-- start Recorded information --

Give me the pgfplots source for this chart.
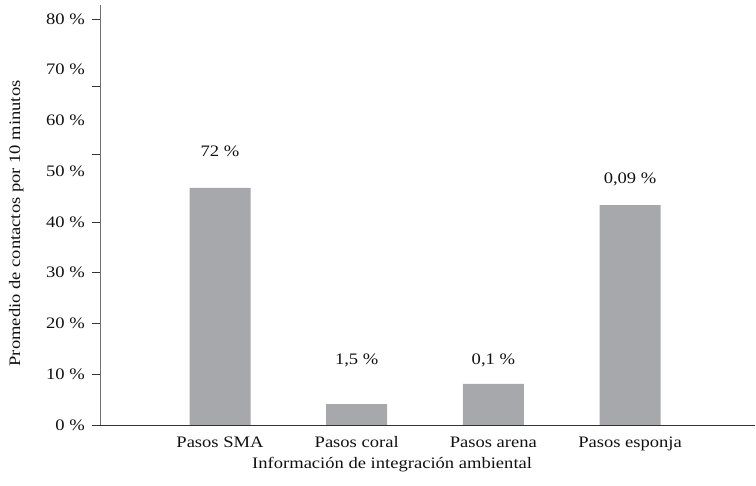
\documentclass[border=0pt]{standalone}
\usepackage{fontspec}
\setmainfont{Liberation Serif}[FakeStretch=1.16]
\usepackage{pgfplots}
\pgfplotsset{compat=1.18}
\definecolor{barc}{HTML}{A7A8AC}
\definecolor{txt}{HTML}{111111}
\begin{document}
\begin{tikzpicture}[font=\fontsize{16}{19}\selectfont, text=txt]
\useasboundingbox (-100pt,-61pt) rectangle (656pt,425pt);
\begin{axis}[
  at={(0,0)}, anchor=origin,
  scale only axis, width=655pt, height=420pt,
  xmin=0.122, xmax=4.914, ymin=0, ymax=82.76,
  axis x line=bottom, axis y line=left,
  x axis line style={-, draw=black!80, line width=0.9pt},
  y axis line style={-, draw=black!55, line width=0.9pt},
  xtick={1,2,3,4},
  xticklabels={Pasos SMA, Pasos coral, Pasos arena, Pasos esponja},
  x tick style={draw=none},
  major x tick style={draw=none},
  ytick={0,10,20,30,40,50,60,70,80},
  yticklabels={0 \%,10 \%,20 \%,30 \%,40 \%,50 \%,60 \%,70 \%,80 \%},
  tick align=outside, major tick length=8pt,
  y tick style={draw=none},
  extra y ticks={0,10,20,30,40,53.333,66.667,80},
  extra y tick labels={},
  extra y tick style={y tick style={draw=black!80, line width=0.8pt}},
  xticklabel style={text=txt},
  yticklabel style={text=txt, inner sep=0pt, xshift=-7pt},
  xlabel={Información de integración ambiental},
  ylabel={Promedio de contactos por 10 minutos},
  xlabel style={at={(axis description cs:0.446,-0.095)}, anchor=center, text=txt},
  ylabel style={at={(axis description cs:-0.128,0.48)}, anchor=center, rotate=0, text=txt},
  clip=false,
]
\addplot[ybar, bar width=61pt, bar shift=0pt, fill=barc, draw=none]
  coordinates {(1,46.7) (2,4.1) (3,8.1) (4,43.3)};
\node[text=txt] at (axis cs:1,54.0) {72 \%};
\node[text=txt] at (axis cs:2,12.8) {1,5 \%};
\node[text=txt] at (axis cs:3,12.8) {0,1 \%};
\node[text=txt] at (axis cs:4,48.3) {0,09 \%};
\end{axis}
\end{tikzpicture}
\end{document}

-- end Recorded information --

#### [Aim]
Transcribe the material exactly, and leave out whatever pictures it holds.

#### [Solution to the exercise]
Give me the pgfplots source for this chart.
\documentclass[border=0pt]{standalone}
\usepackage{fontspec}
\setmainfont{Liberation Serif}[FakeStretch=1.16]
\usepackage{pgfplots}
\pgfplotsset{compat=1.18}
\definecolor{barc}{HTML}{A7A8AC}
\definecolor{txt}{HTML}{111111}
\begin{document}
\begin{tikzpicture}[font=\fontsize{16}{19}\selectfont, text=txt]
\useasboundingbox (-100pt,-61pt) rectangle (656pt,425pt);
\begin{axis}[
  at={(0,0)}, anchor=origin,
  scale only axis, width=655pt, height=420pt,
  xmin=0.122, xmax=4.914, ymin=0, ymax=82.76,
  axis x line=bottom, axis y line=left,
  x axis line style={-, draw=black!80, line width=0.9pt},
  y axis line style={-, draw=black!55, line width=0.9pt},
  xtick={1,2,3,4},
  xticklabels={Pasos SMA, Pasos coral, Pasos arena, Pasos esponja},
  x tick style={draw=none},
  major x tick style={draw=none},
  ytick={0,10,20,30,40,50,60,70,80},
  yticklabels={0 \%,10 \%,20 \%,30 \%,40 \%,50 \%,60 \%,70 \%,80 \%},
  tick align=outside, major tick length=8pt,
  y tick style={draw=none},
  extra y ticks={0,10,20,30,40,53.333,66.667,80},
  extra y tick labels={},
  extra y tick style={y tick style={draw=black!80, line width=0.8pt}},
  xticklabel style={text=txt},
  yticklabel style={text=txt, inner sep=0pt, xshift=-7pt},
  xlabel={Información de integración ambiental},
  ylabel={Promedio de contactos por 10 minutos},
  xlabel style={at={(axis description cs:0.446,-0.095)}, anchor=center, text=txt},
  ylabel style={at={(axis description cs:-0.128,0.48)}, anchor=center, rotate=0, text=txt},
  clip=false,
]
\addplot[ybar, bar width=61pt, bar shift=0pt, fill=barc, draw=none]
  coordinates {(1,46.7) (2,4.1) (3,8.1) (4,43.3)};
\node[text=txt] at (axis cs:1,54.0) {72 \%};
\node[text=txt] at (axis cs:2,12.8) {1,5 \%};
\node[text=txt] at (axis cs:3,12.8) {0,1 \%};
\node[text=txt] at (axis cs:4,48.3) {0,09 \%};
\end{axis}
\end{tikzpicture}
\end{document}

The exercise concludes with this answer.